Opinion vs Facts? According to Common Core Standards…where is the evidence to support these claims? Let’s practice what we want our students to learn. We are requiring students to write and support their position with evidence. Our adults need to model these practices.
This is said with great sadness but it may well be that too many politicians really do not care about what research by experts say. Their jobs depend on appeasing their most ignorant constituents, not on the search for “truth”. This is true not only in education but in many other fields such as climate change.
Sadly the other educative force, the media, five corporations which control about 80% of the news which most people rely on for unbiased news, is concerned with their own narrow agenda: the bottom line being money, not for quality journalism or what is good for people and indeed our country.
When Congress has an approval rate approaching single digits our country is in deep doo doo. Propaganda supplants expert research.
The following is from the movie, “The Dictator.” (Sorry, I do not know how to italicize text here.)

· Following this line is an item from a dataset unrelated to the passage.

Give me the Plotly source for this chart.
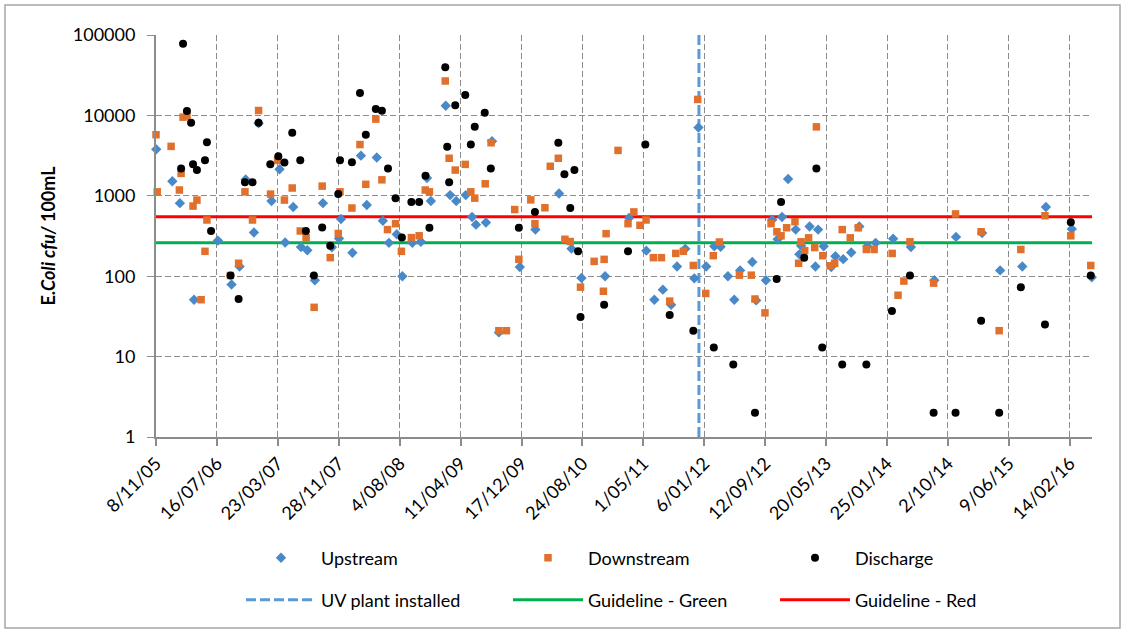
import pandas as pd
import plotly.graph_objects as go

# ---- data: Excel serial dates (days since 1899-12-30) and E. coli (cfu/100mL) ----
up_dates = [38665, 38731, 38762, 38820, 38918, 38974, 39007, 39032, 39066, 39085,
            39138, 39171, 39194, 39227, 39259, 39285, 39316, 39349, 39386, 39415,
            39423, 39470, 39505, 39529, 39570, 39595, 39620, 39652, 39675, 39716,
            39751, 39776, 39792, 39853, 39871, 39896, 39935, 39961, 39977, 40018,
            40043, 40071, 40157, 40221, 40318, 40369, 40410, 40507, 40605, 40676,
            40709, 40744, 40778, 40802, 40836, 40873, 40890, 40922, 40955, 40981,
            41011, 41037, 41061, 41111, 41127, 41167, 41193, 41215, 41233, 41258,
            41289, 41304, 41311, 41346, 41370, 41381, 41404, 41435, 41452, 41484,
            41517, 41550, 41583, 41617, 41689, 41762, 41858, 41947, 42054, 42128,
            42219, 42316, 42422, 42504]
up_vals = [3780, 1515, 810, 51, 277, 79, 132, 1600, 350, 8000,
           860, 2140, 263, 725, 230, 210, 89, 810, 229, 294,
           515, 196, 3160, 768, 3000, 490, 260, 332, 100, 260,
           268, 1660, 860, 13200, 1020, 860, 1020, 546, 438, 465,
           4760, 20, 130, 380, 1070, 220, 95, 100, 530, 208,
           51, 68, 44, 132, 219, 94, 7060, 132, 235, 232,
           100, 51, 118, 150, 50, 89, 505, 288, 546, 1620,
           380, 187, 240, 415, 132, 380, 235, 130, 177, 163,
           197, 415, 235, 260, 293, 230, 89, 308, 345, 118,
           132, 725, 387, 97]

down_dates = [38664, 38669, 38726, 38760, 38767, 38775, 38791, 38816, 38832, 38849,
              38865, 38873, 38969, 39003, 39029, 39060, 39085, 39134, 39163, 39191,
              39223, 39256, 39280, 39313, 39346, 39379, 39412, 39419, 39468, 39501,
              39525, 39566, 39591, 39614, 39647, 39671, 39712, 39744, 39769, 39786,
              39851, 39867, 39892, 39933, 39956, 39972, 40015, 40039, 40071, 40102,
              40136, 40153, 40202, 40219, 40260, 40282, 40315, 40342, 40364, 40406,
              40462, 40500, 40503, 40511, 40560, 40601, 40625, 40650, 40675, 40705,
              40738, 40772, 40797, 40828, 40869, 40887, 40920, 40951, 40976, 41058,
              41107, 41122, 41163, 41188, 41212, 41229, 41252, 41286, 41301, 41311,
              41326, 41342, 41367, 41374, 41400, 41431, 41449, 41480, 41513, 41546,
              41579, 41611, 41685, 41709, 41733, 41758, 41855, 41945, 42050, 42124,
              42213, 42312, 42418, 42500]
down_vals = [5750, 1120, 4120, 1180, 1900, 9500, 9800, 745, 885, 51,
             204, 500, 102, 145, 1120, 500, 11500, 1050, 2760, 885,
             1250, 365, 300, 41, 1320, 170, 340, 1120, 705, 4340,
             1390, 9000, 1580, 380, 450, 204, 302, 318, 1180, 1120,
             26800, 2930, 2090, 2460, 1120, 935, 1410, 4570, 21, 21,
             675, 162, 890, 450, 710, 2330, 2930, 288, 270, 73,
             153, 65, 162, 338, 3670, 450, 630, 430, 500, 170,
             170, 49, 192, 204, 136, 15800, 61, 180, 266, 103,
             103, 52, 35, 450, 357, 318, 400, 477, 145, 268,
             208, 300, 227, 7200, 180, 135, 145, 380, 300, 400,
             215, 215, 192, 58, 87, 268, 82, 595, 357, 21,
             215, 565, 318, 136]

dis_dates = [38767, 38775, 38791, 38808, 38816, 38832, 38865, 38873, 38890, 38970,
             39003, 39029, 39060, 39085, 39133, 39166, 39191, 39223, 39256, 39279,
             39312, 39346, 39379, 39412, 39419, 39468, 39501, 39525, 39566, 39591,
             39616, 39647, 39673, 39712, 39744, 39770, 39786, 39851, 39859, 39867,
             39892, 39933, 39956, 39972, 40013, 40038, 40153, 40219, 40315, 40340,
             40364, 40381, 40396, 40406, 40503, 40601, 40672, 40772, 40869, 40953,
             41033, 41122, 41211, 41229, 41324, 41374, 41398, 41480, 41579, 41684,
             41758, 41855, 41945, 42050, 42124, 42213, 42312, 42418, 42500]
dis_vals = [2190, 78000, 11350, 8100, 2460, 2090, 2760, 4620, 365, 102,
            52, 1475, 1475, 8100, 2460, 3100, 2600, 6100, 2760, 365,
            102, 402, 240, 1050, 2760, 2610, 19000, 5750, 12000, 11400,
            2190, 935, 302, 835, 835, 1770, 400, 39700, 4070, 1475,
            13400, 17900, 4350, 7200, 10800, 2190, 400, 630, 4570, 1860,
            705, 2090, 204, 31, 44, 204, 4340, 33, 21, 13,
            8, 2, 92, 835, 170, 2190, 13, 8, 8, 37,
            102, 2, 2, 28, 2, 73, 25, 470, 102]

uv_plant_date = 40892          # 15/12/2011
guideline_green = 260
guideline_red = 550

x_axis_start = 38664           # 8/11/05
x_axis_end = 42505
x_tick_step = 250
x_tick_labels = ["8/11/05", "16/07/06", "23/03/07", "28/11/07", "4/08/08",
                 "11/04/09", "17/12/09", "24/08/10", "1/05/11", "6/01/12",
                 "12/09/12", "20/05/13", "25/01/14", "2/10/14", "9/06/15",
                 "14/02/16"]
y_tick_vals = [1, 10, 100, 1000, 10000, 100000]
y_tick_labels = ["1", "10", "100", "1000", "10000", "100000"]


def to_dt(serial):
    return pd.to_datetime(pd.Series(serial), unit="D", origin="1899-12-30")


FONT = "Lato"
GRID = "#8c8c8c"
BLUE = "#4a89c8"
ORANGE = "#e0702b"

x0 = to_dt([x_axis_start])[0]
x1 = to_dt([x_axis_end])[0]
tick_vals = to_dt([x_axis_start + i * x_tick_step for i in range(len(x_tick_labels))])

fig = go.Figure()

# guideline / event lines (drawn first so markers sit on top)
fig.add_trace(go.Scatter(
    x=[to_dt([uv_plant_date])[0]] * 2, y=[y_tick_vals[0], y_tick_vals[-1]],
    mode="lines", name="UV plant installed", legend="legend2",
    line=dict(color="#5b9bd5", width=3, dash="10px,4px"), hoverinfo="skip"))
fig.add_trace(go.Scatter(
    x=[x0, x1], y=[guideline_green] * 2, mode="lines", name="Guideline - Green",
    legend="legend2", line=dict(color="#00b050", width=3), hoverinfo="skip"))
fig.add_trace(go.Scatter(
    x=[x0, x1], y=[guideline_red] * 2, mode="lines", name="Guideline - Red",
    legend="legend2", line=dict(color="#ff0000", width=3), hoverinfo="skip"))

fig.add_trace(go.Scatter(
    x=to_dt(up_dates), y=up_vals, mode="markers", name="Upstream", legend="legend",
    marker=dict(symbol="diamond", size=8, color=BLUE, line=dict(width=0)),
    cliponaxis=False))
fig.add_trace(go.Scatter(
    x=to_dt(down_dates), y=down_vals, mode="markers", name="Downstream", legend="legend",
    marker=dict(symbol="square", size=7.5, color=ORANGE, line=dict(width=0)),
    cliponaxis=False))
fig.add_trace(go.Scatter(
    x=to_dt(dis_dates), y=dis_vals, mode="markers", name="Discharge", legend="legend",
    marker=dict(symbol="circle", size=8, color="black", line=dict(width=0)),
    cliponaxis=False))

W, H = 1125, 633
ml, mr, mt, mb = 156, 33, 35, 196
pw, ph = W - ml - mr, H - mt - mb


def px_x(p):
    return (p - ml) / pw


def px_y(p):
    return (H - mb - p) / ph


legend_common = dict(
    orientation="h", xanchor="left", yanchor="middle",
    font=dict(family=FONT, size=18, color="black"),
    itemwidth=70, entrywidth=182, entrywidthmode="pixels",
    bgcolor="rgba(0,0,0,0)", itemclick=False, itemdoubleclick=False,
)

fig.update_layout(
    width=W, height=H,
    margin=dict(l=ml, r=mr, t=mt, b=mb, pad=0),
    paper_bgcolor="white", plot_bgcolor="white",
    font=dict(family=FONT, size=18, color="black"),
    showlegend=True,
    legend=dict(x=px_x(241), y=px_y(558), **legend_common),
    legend2=dict(x=px_x(241), y=px_y(600), **legend_common),
    xaxis=dict(
        type="date", range=[x0, x1],
        tickmode="array", tickvals=tick_vals, ticktext=x_tick_labels,
        tickangle=-45, tickfont=dict(family=FONT, size=18, color="black"),
        ticks="outside", ticklen=7, tickwidth=1.5, tickcolor=GRID,
        showline=True, linecolor=GRID, linewidth=2,
        showgrid=True, gridcolor=GRID, gridwidth=1.3, griddash="6px,3px",
        zeroline=False,
    ),
    yaxis=dict(
        type="log", range=[0, 5],
        tickmode="array", tickvals=y_tick_vals, ticktext=y_tick_labels,
        tickfont=dict(family=FONT, size=18, color="black"),
        ticks="outside", ticklen=7, tickwidth=1.3, tickcolor=GRID,
        ticklabelstandoff=8,
        showline=True, linecolor=GRID, linewidth=2,
        showgrid=True, gridcolor=GRID, gridwidth=1.3, griddash="6px,3px",
        zeroline=False,
        title=dict(text="<b>E.<i>Coli cfu/</i> 100mL</b>",
                   font=dict(family=FONT, size=18, color="black"), standoff=12),
    ),
    shapes=[dict(type="rect", xref="paper", yref="paper",
                 x0=px_x(5), x1=px_x(1120), y0=px_y(628), y1=px_y(5),
                 line=dict(color="#a6a6a6", width=1.5), fillcolor="rgba(0,0,0,0)",
                 layer="below")],
)

fig.write_html("out.html")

“General Aladeen: Why are you guys so anti-dictators? Imagine if America was a dictatorship. You could let 1% of the people have all the nation’s wealth. You could help your rich friends get richer by cutting their taxes. And bailing them out when they gamble and lose. You could ignore the needs of the poor for health care and education. Your media would appear free, but would secretly be controlled by one person and his family. You could wiretap phones. You could torture foreign prisoners. You could have rigged elections. You could lie about why you go to war. You could fill your prisons with one particular racial group, and no one would complain. You could use the media to scare the people into supporting policies that are against their interests.”
I can see many policymakers taking the use of the phrase ‘partial mastery’ in the Basic definition to argue that proficiency is complete mastery, not partial. Thoughts on this?